- _Extracted data_:

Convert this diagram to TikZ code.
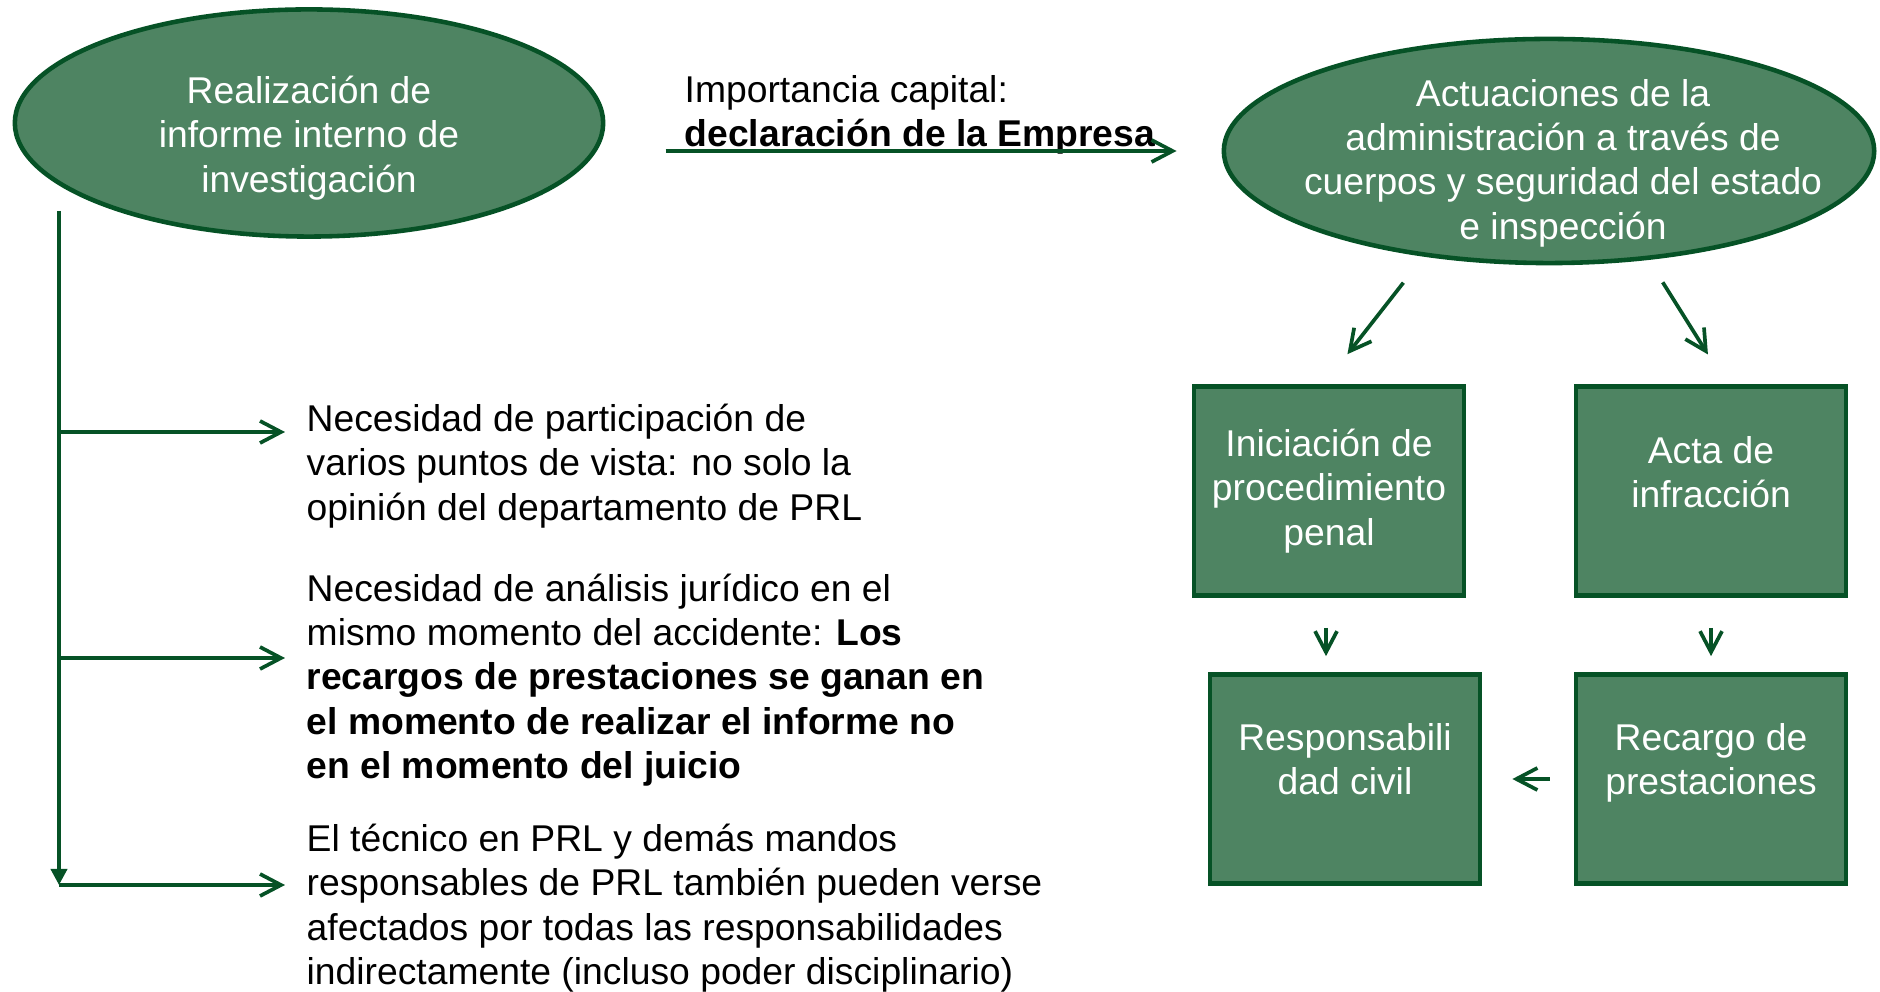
\documentclass[tikz,border=0pt]{standalone}
\usepackage{fontspec}
\setmainfont{Liberation Sans}
\usetikzlibrary{arrows.meta,shapes.geometric}
\definecolor{verde}{RGB}{78,132,98}
\definecolor{verdeosc}{RGB}{6,82,38}

\begin{document}
\begin{tikzpicture}[x=0.01cm, y=-0.01cm,
        every node/.style={font=\fontsize{10.6}{12.6}\selectfont},
        blanco/.style={text=white, align=center, inner sep=0pt},
        oval/.style={ellipse, draw=verdeosc, fill=verde, line width=1.3pt, inner sep=0pt},
        caja/.style={rectangle, draw=verdeosc, fill=verde, line width=1.3pt, blanco,
            minimum width=2.70cm, minimum height=2.09cm},
        nota/.style={anchor=west, align=left, inner sep=0pt},
        flecha/.style={draw=verdeosc, line width=1.05pt, -{Straight Barb[length=2.1mm,width=2.2mm]}},
        eje/.style={draw=verdeosc, line width=1.05pt, -{Triangle[length=1.6mm,width=1.6mm]}}]

    \useasboundingbox (0,0) rectangle (1880,992);

    % elipses
    \node[oval, minimum width=5.88cm, minimum height=2.27cm,
        label={[blanco, yshift=-0.15cm]center:{Realización de\\informe interno de\\investigación}}]
        (informe) at (309,123) {};
    \node[oval, minimum width=6.50cm, minimum height=2.24cm,
        label={[blanco, xshift=0.14cm, yshift=-0.12cm]center:{Actuaciones de la\\administración a través de\\cuerpos y seguridad del estado\\e inspección}}]
        (actuaciones) at (1549,151) {};

    % cajas
    \node[caja] (penal) at (1329,491) {Iniciación de\\procedimiento\\penal};
    \node[caja, label={[blanco, yshift=0.19cm]center:{Acta de\\infracción}}] (acta) at (1711,491) {};
    \node[caja, label={[blanco, yshift=0.2cm]center:{Responsabili\\dad civil}}] (civil) at (1345,779) {};
    \node[caja, label={[blanco, yshift=0.16cm]center:{Recargo de\\prestaciones}}] (recargo) at (1711,779) {};

    % textos
    \node[nota] (importancia) at (684,115) {Importancia capital:\\\textbf{declaración de la Empresa}};
    \node[nota] (nota1) at (306,466) {Necesidad de participación de\\varios puntos de vista: no solo la\\opinión del departamento de PRL};
    \node[nota] (nota2) at (306,680) {Necesidad de análisis jurídico en el\\mismo momento del accidente: \textbf{Los}\\\textbf{recargos de prestaciones se ganan en}\\\textbf{el momento de realizar el informe no}\\\textbf{en el momento del juicio}};
    \node[nota] (nota3) at (306,908) {El técnico en PRL y demás mandos\\responsables de PRL también pueden verse\\afectados por todas las responsabilidades\\indirectamente (incluso poder disciplinario)};

    % conectores
    \coordinate (arriba) at (59,211);
    \coordinate (abajo) at (59,885);
    \draw[eje] (arriba) -- (abajo);
    \foreach \y/\n in {432/nota1,658/nota2,885/nota3}
        \draw[flecha, shorten >=0.21cm] (arriba |- 0,\y) -- (\n.west |- 0,\y);

    \draw[flecha, shorten <=0.6cm, shorten >=0.45cm] (informe.east |- 0,151) -- (actuaciones.west |- 0,151);
    \draw[flecha, shorten <=0.22cm, shorten >=0.38cm] ([xshift=-1.32cm]actuaciones.south) -- ([xshift=-0.05cm]penal.north);
    \draw[flecha, shorten <=0.2cm, shorten >=0.35cm] ([xshift=1.03cm]actuaciones.south) -- ([xshift=0.155cm]acta.north);
    \draw[flecha, shorten <=0.3cm, shorten >=0.16cm] ([xshift=-0.03cm]penal.south) -- ([xshift=-0.03cm]penal.south |- civil.north);
    \draw[flecha, shorten <=0.3cm, shorten >=0.16cm] (acta.south) -- (recargo.north);
    \draw[flecha, shorten <=0.24cm, shorten >=0.3cm] (recargo.west) -- (civil.east);

\end{tikzpicture}
\end{document}
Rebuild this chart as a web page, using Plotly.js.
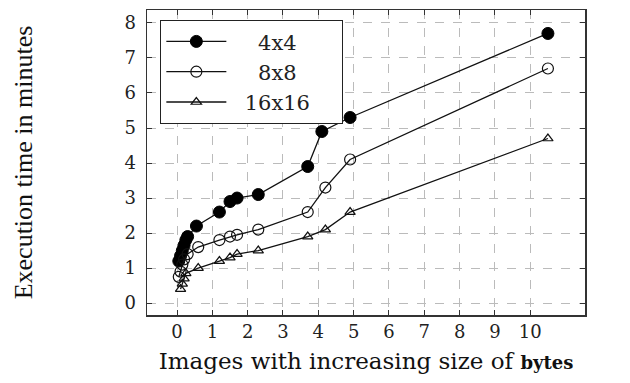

- _The request_:
Each line of the material must be retyped exactly, except that images are omitted.

- _Exercise response_:
Convert this diagram to TikZ code.
\documentclass[tikz,border=0pt]{standalone}
\usepackage{fontspec}
\setmainfont{Liberation Sans}
\usetikzlibrary{arrows.meta,shapes.geometric}
\definecolor{verde}{RGB}{78,132,98}
\definecolor{verdeosc}{RGB}{6,82,38}

\begin{document}
\begin{tikzpicture}[x=0.01cm, y=-0.01cm,
        every node/.style={font=\fontsize{10.6}{12.6}\selectfont},
        blanco/.style={text=white, align=center, inner sep=0pt},
        oval/.style={ellipse, draw=verdeosc, fill=verde, line width=1.3pt, inner sep=0pt},
        caja/.style={rectangle, draw=verdeosc, fill=verde, line width=1.3pt, blanco,
            minimum width=2.70cm, minimum height=2.09cm},
        nota/.style={anchor=west, align=left, inner sep=0pt},
        flecha/.style={draw=verdeosc, line width=1.05pt, -{Straight Barb[length=2.1mm,width=2.2mm]}},
        eje/.style={draw=verdeosc, line width=1.05pt, -{Triangle[length=1.6mm,width=1.6mm]}}]

    \useasboundingbox (0,0) rectangle (1880,992);

    % elipses
    \node[oval, minimum width=5.88cm, minimum height=2.27cm,
        label={[blanco, yshift=-0.15cm]center:{Realización de\\informe interno de\\investigación}}]
        (informe) at (309,123) {};
    \node[oval, minimum width=6.50cm, minimum height=2.24cm,
        label={[blanco, xshift=0.14cm, yshift=-0.12cm]center:{Actuaciones de la\\administración a través de\\cuerpos y seguridad del estado\\e inspección}}]
        (actuaciones) at (1549,151) {};

    % cajas
    \node[caja] (penal) at (1329,491) {Iniciación de\\procedimiento\\penal};
    \node[caja, label={[blanco, yshift=0.19cm]center:{Acta de\\infracción}}] (acta) at (1711,491) {};
    \node[caja, label={[blanco, yshift=0.2cm]center:{Responsabili\\dad civil}}] (civil) at (1345,779) {};
    \node[caja, label={[blanco, yshift=0.16cm]center:{Recargo de\\prestaciones}}] (recargo) at (1711,779) {};

    % textos
    \node[nota] (importancia) at (684,115) {Importancia capital:\\\textbf{declaración de la Empresa}};
    \node[nota] (nota1) at (306,466) {Necesidad de participación de\\varios puntos de vista: no solo la\\opinión del departamento de PRL};
    \node[nota] (nota2) at (306,680) {Necesidad de análisis jurídico en el\\mismo momento del accidente: \textbf{Los}\\\textbf{recargos de prestaciones se ganan en}\\\textbf{el momento de realizar el informe no}\\\textbf{en el momento del juicio}};
    \node[nota] (nota3) at (306,908) {El técnico en PRL y demás mandos\\responsables de PRL también pueden verse\\afectados por todas las responsabilidades\\indirectamente (incluso poder disciplinario)};

    % conectores
    \coordinate (arriba) at (59,211);
    \coordinate (abajo) at (59,885);
    \draw[eje] (arriba) -- (abajo);
    \foreach \y/\n in {432/nota1,658/nota2,885/nota3}
        \draw[flecha, shorten >=0.21cm] (arriba |- 0,\y) -- (\n.west |- 0,\y);

    \draw[flecha, shorten <=0.6cm, shorten >=0.45cm] (informe.east |- 0,151) -- (actuaciones.west |- 0,151);
    \draw[flecha, shorten <=0.22cm, shorten >=0.38cm] ([xshift=-1.32cm]actuaciones.south) -- ([xshift=-0.05cm]penal.north);
    \draw[flecha, shorten <=0.2cm, shorten >=0.35cm] ([xshift=1.03cm]actuaciones.south) -- ([xshift=0.155cm]acta.north);
    \draw[flecha, shorten <=0.3cm, shorten >=0.16cm] ([xshift=-0.03cm]penal.south) -- ([xshift=-0.03cm]penal.south |- civil.north);
    \draw[flecha, shorten <=0.3cm, shorten >=0.16cm] (acta.south) -- (recargo.north);
    \draw[flecha, shorten <=0.24cm, shorten >=0.3cm] (recargo.west) -- (civil.east);

\end{tikzpicture}
\end{document}
Rebuild this chart as a web page, using Plotly.js.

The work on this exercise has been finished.